A group called the Church of the True Israel said it plans to gather about nine miles outside St. Regis Friday through Sunday for a meeting billed on the group’s Web site as the “Gathering of Christian Identity.”
Planned activities include a “survival scenario exercise” for children, as well as more than a dozen speakers from organizations such as the Christian Separatist Church Society, the Knights of the Ku Klux Klan and the Militia of Montana.
The group’s Web site said “non-whites and the press will not be allowed to attend.” The Web site does not list any members or spokesmen, and no one with the group immediately responded to an e-mail request from The Associated Press Tuesday for comment.

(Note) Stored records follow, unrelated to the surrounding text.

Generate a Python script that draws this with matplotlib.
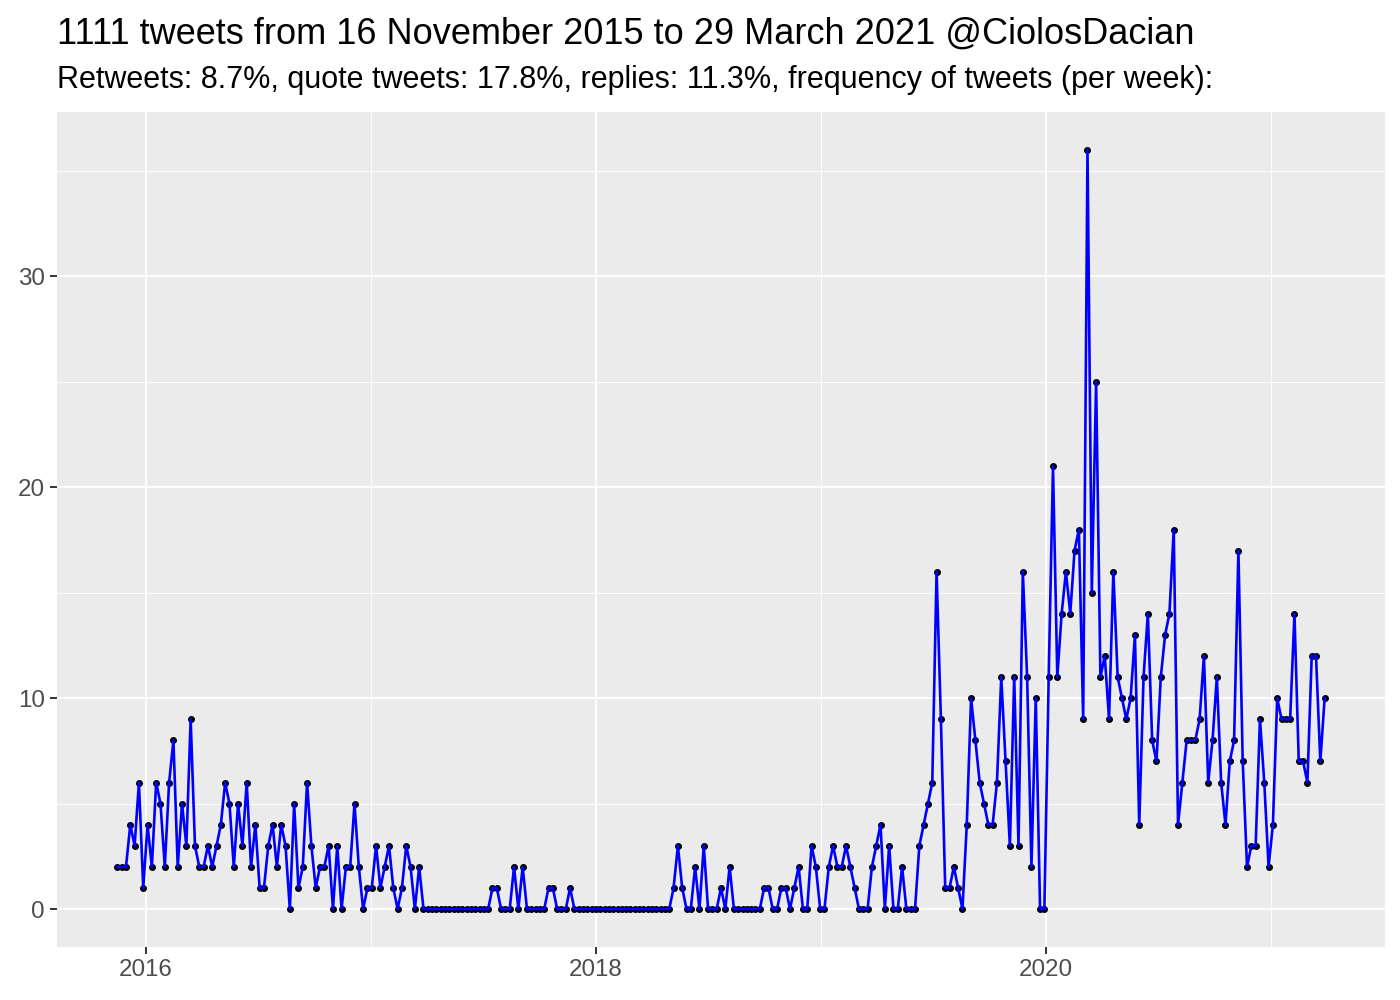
#%% Dependencies
import matplotlib.pyplot as plt
import matplotlib.dates as mdates
import pandas as pd

plt.rcParams['font.family'] = ['Liberation Sans', 'DejaVu Sans']

#%% Data: tweets per week, weekly from 16 Nov 2015
first_week = "2015-11-16"

tweets_per_week = [
    2, 2, 2, 4, 3, 6, 1, 4, 2, 6, 5, 2, 6, 8, 2, 5, 3, 9, 3, 2,
    2, 3, 2, 3, 4, 6, 5, 2, 5, 3, 6, 2, 4, 1, 1, 3, 4, 2, 4, 3,
    0, 5, 1, 2, 6, 3, 1, 2, 2, 3, 0, 3, 0, 2, 2, 5, 2, 0, 1, 1,
    3, 1, 2, 3, 1, 0, 1, 3, 2, 0, 2, 0, 0, 0, 0, 0, 0, 0, 0, 0,
    0, 0, 0, 0, 0, 0, 0, 1, 1, 0, 0, 0, 2, 0, 2, 0, 0, 0, 0, 0,
    1, 1, 0, 0, 0, 1, 0, 0, 0, 0, 0, 0, 0, 0, 0, 0, 0, 0, 0, 0,
    0, 0, 0, 0, 0, 0, 0, 0, 0, 1, 3, 1, 0, 0, 2, 0, 3, 0, 0, 0,
    1, 0, 2, 0, 0, 0, 0, 0, 0, 0, 1, 1, 0, 0, 1, 1, 0, 1, 2, 0,
    0, 3, 2, 0, 0, 2, 3, 2, 2, 3, 2, 1, 0, 0, 0, 2, 3, 4, 0, 3,
    0, 0, 2, 0, 0, 0, 3, 4, 5, 6, 16, 9, 1, 1, 2, 1, 0, 4, 10, 8,
    6, 5, 4, 4, 6, 11, 7, 3, 11, 3, 16, 11, 2, 10, 0, 0, 11, 21, 11, 14,
    16, 14, 17, 18, 9, 36, 15, 25, 11, 12, 9, 16, 11, 10, 9, 10, 13, 4, 11, 14,
    8, 7, 11, 13, 14, 18, 4, 6, 8, 8, 8, 9, 12, 6, 8, 11, 6, 4, 7, 8,
    17, 7, 2, 3, 3, 9, 6, 2, 4, 10, 9, 9, 9, 14, 7, 7, 6, 12, 12, 7,
    10,
]

major_years = [2016, 2018, 2020]
minor_years = [2015, 2017, 2019, 2021]
y_major = [0, 10, 20, 30]
y_minor = [5, 15, 25, 35]

title = "1111 tweets from 16 November 2015 to 29 March 2021 @CiolosDacian"
subtitle = ("Retweets: 8.7%, quote tweets: 17.8%, replies: 11.3%, "
            "frequency of tweets (per week):")

weeks = pd.date_range(first_week, periods=len(tweets_per_week), freq="7D")

#%% Plotting
fig = plt.figure(figsize=(14, 10), dpi=100)
ax = fig.add_axes([57 / 1400, 53 / 1000, 1328 / 1400, 835 / 1000])
ax.set_facecolor("#EBEBEB")

ax.plot(weeks, tweets_per_week, linestyle="none", marker="o",
        markersize=4, color="black", zorder=2)
ax.plot(weeks, tweets_per_week, color="blue", lw=1.9, zorder=3)

ax.set_xticks([mdates.date2num(pd.Timestamp(f"{y}-01-01")) for y in major_years])
ax.set_xticklabels([str(y) for y in major_years])
ax.set_xticks([mdates.date2num(pd.Timestamp(f"{y}-01-01")) for y in minor_years],
              minor=True)
ax.set_yticks(y_major)
ax.set_yticks(y_minor, minor=True)

# ggplot-like 5% expansion (after ticks so they don't widen the view)
x0 = mdates.date2num(weeks[0])
x1 = mdates.date2num(weeks[-1])
pad = (x1 - x0) * 0.05
ax.set_xlim(x0 - pad, x1 + pad)
ymax = max(tweets_per_week)
ax.set_ylim(-0.05 * ymax, ymax * 1.05)

ax.grid(which="major", color="white", lw=1.3)
ax.grid(which="minor", color="white", lw=0.65)
ax.set_axisbelow(True)

for s in ax.spines.values():
    s.set_visible(False)
ax.tick_params(which="major", length=5, width=1.4, color="#333333",
               labelsize=17.4, labelcolor="#4D4D4D", pad=4)
ax.tick_params(which="minor", length=0)

fig.text(57 / 1400, 1 - 44 / 1000, title, fontsize=26, va="baseline")
fig.text(57 / 1400, 1 - 88 / 1000, subtitle, fontsize=22, va="baseline")

fig.savefig("out.png", dpi=100)
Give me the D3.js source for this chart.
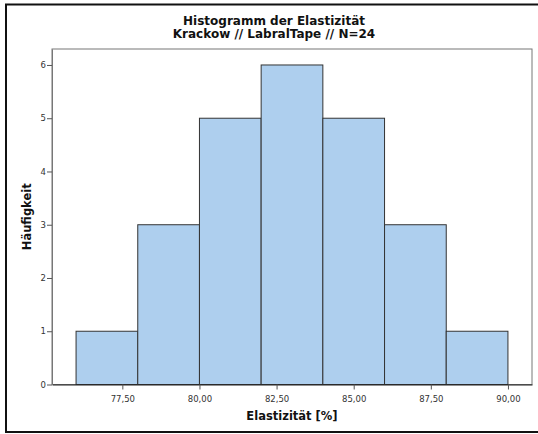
<!DOCTYPE html>
<html>
<head>
<meta charset="utf-8">
<script src="https://cdn.jsdelivr.net/npm/d3@7"></script>
<style>
  body { margin: 0; background: #fff; }
  text { font-family: "DejaVu Sans", sans-serif; }
</style>
</head>
<body>
<div id="chart"></div>
<script>
// bins of width 2 (lower edge) and their counts
var binStarts = [76, 78, 80, 82, 84, 86, 88]
var binWidth = 2
var counts = [1, 3, 5, 6, 5, 3, 1]
var xTicks = [77.5, 80, 82.5, 85, 87.5, 90]
var yTicks = [0, 1, 2, 3, 4, 5, 6]

var W = 538, H = 434
var plot = {left: 52, top: 49, right: 532, bottom: 384.5}

var svg = d3.select("#chart").append("svg")
  .attr("width", W)
  .attr("height", H)

// outer frame
svg.append("rect")
  .attr("x", 6).attr("y", 4.5)
  .attr("width", 540).attr("height", 427.5)
  .style("fill", "none")
  .style("stroke", "#111")
  .style("stroke-width", 2)

var x = d3.scaleLinear()
  .domain([75.22, 90.78])
  .range([plot.left, plot.right])

var y = d3.scaleLinear()
  .domain([0, 6.3])
  .range([plot.bottom, plot.top])

// plot frame
svg.append("rect")
  .attr("x", plot.left).attr("y", plot.top)
  .attr("width", plot.right - plot.left)
  .attr("height", plot.bottom - plot.top)
  .style("fill", "#fff")
  .style("stroke", "#777")
  .style("stroke-width", 1)

// bars
svg.selectAll(".bar")
  .data(binStarts)
  .enter().append("rect")
    .attr("class", "bar")
    .attr("x", function(d) { return x(d) })
    .attr("width", function(d) { return x(d + binWidth) - x(d) })
    .attr("y", function(d, i) { return y(counts[i]) })
    .attr("height", function(d, i) { return y(0) - y(counts[i]) })
    .style("fill", "#aecfee")
    .style("stroke", "#333")
    .style("stroke-width", 1)

// axes
var fmt = function(d) { return d.toFixed(2).replace(".", ",") }

var xAxis = svg.append("g")
  .attr("transform", "translate(0," + plot.bottom + ")")
  .call(d3.axisBottom(x).tickValues(xTicks).tickFormat(fmt).tickSize(5).tickSizeOuter(0))
var yAxis = svg.append("g")
  .attr("transform", "translate(" + plot.left + ",0)")
  .call(d3.axisLeft(y).tickValues(yTicks).tickFormat(d3.format("d")).tickSize(5).tickSizeOuter(0))

xAxis.select(".domain").style("stroke", "#222")
yAxis.select(".domain").style("stroke", "#777")
svg.selectAll(".tick line").style("stroke", "#555")
svg.selectAll(".tick text")
  .style("font-family", "DejaVu Sans, sans-serif")
  .style("font-size", "8.5px")
  .style("fill", "#333")
xAxis.selectAll(".tick text").attr("dy", "1.1em")
yAxis.selectAll(".tick text").attr("x", -6)

// titles
svg.append("text")
  .attr("x", 274).attr("y", 25)
  .style("text-anchor", "middle")
  .style("font-weight", "bold")
  .style("font-size", "12px")
  .style("fill", "#111")
  .text("Histogramm der Elastizität")
svg.append("text")
  .attr("x", 274).attr("y", 37.5)
  .style("text-anchor", "middle")
  .style("font-weight", "bold")
  .style("font-size", "12px")
  .style("fill", "#111")
  .text("Krackow // LabralTape // N=24")

svg.append("text")
  .attr("x", (plot.left + plot.right) / 2).attr("y", 420)
  .style("text-anchor", "middle")
  .style("font-weight", "bold")
  .style("font-size", "11.5px")
  .style("fill", "#111")
  .text("Elastizität [%]")

svg.append("text")
  .attr("transform", "translate(31," + ((plot.top + plot.bottom) / 2) + ") rotate(-90)")
  .style("text-anchor", "middle")
  .style("font-weight", "bold")
  .style("font-size", "11.5px")
  .style("fill", "#111")
  .text("Häufigkeit")
</script>
</body>
</html>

Jim Elliott, a Democratic state legislator from nearby Trout Creek, said he was unsure why the Church of the True Israel chose St. Regis for its meeting, since there was nothing to indicate the group has a presence in the area.
“These kind of people don’t represent the values that we have here in Sanders and Mineral counties,” Elliott said. “And I don’t think they’re going to receive a very warm welcome.”
Ken Toole of the state Human Rights Network said his organization does not plan any organized opposition to the rally, largely because he is not very familiar with the group.
Toole and Rube Wrightsman, undersheriff in Sanders County, said the group appears to be a spinoff from the Aryan Nations group in Idaho. Toole said followers frustrated with the leadership of Aryan Nations leader Richard Butler have split away to form the Church of True Israel.
The Aryan Nations is holding its meeting in Idaho this weekend.
“These groups are always fighting and bickering and shooting off subgroups,” Toole said. “It will be very interesting to see how many people actually show up.”
Noonan, a third-generation St. Regis native, said local residents haven’t decided how to respond to the visitors, but “the overwhelming decision has been that we must do something.”
Whether that will be a rally or protest of some type remains unclear, he added.
“We don’t want these bigots spewing their hate in this town,” Noonan said. “This just isn’t the place for it.”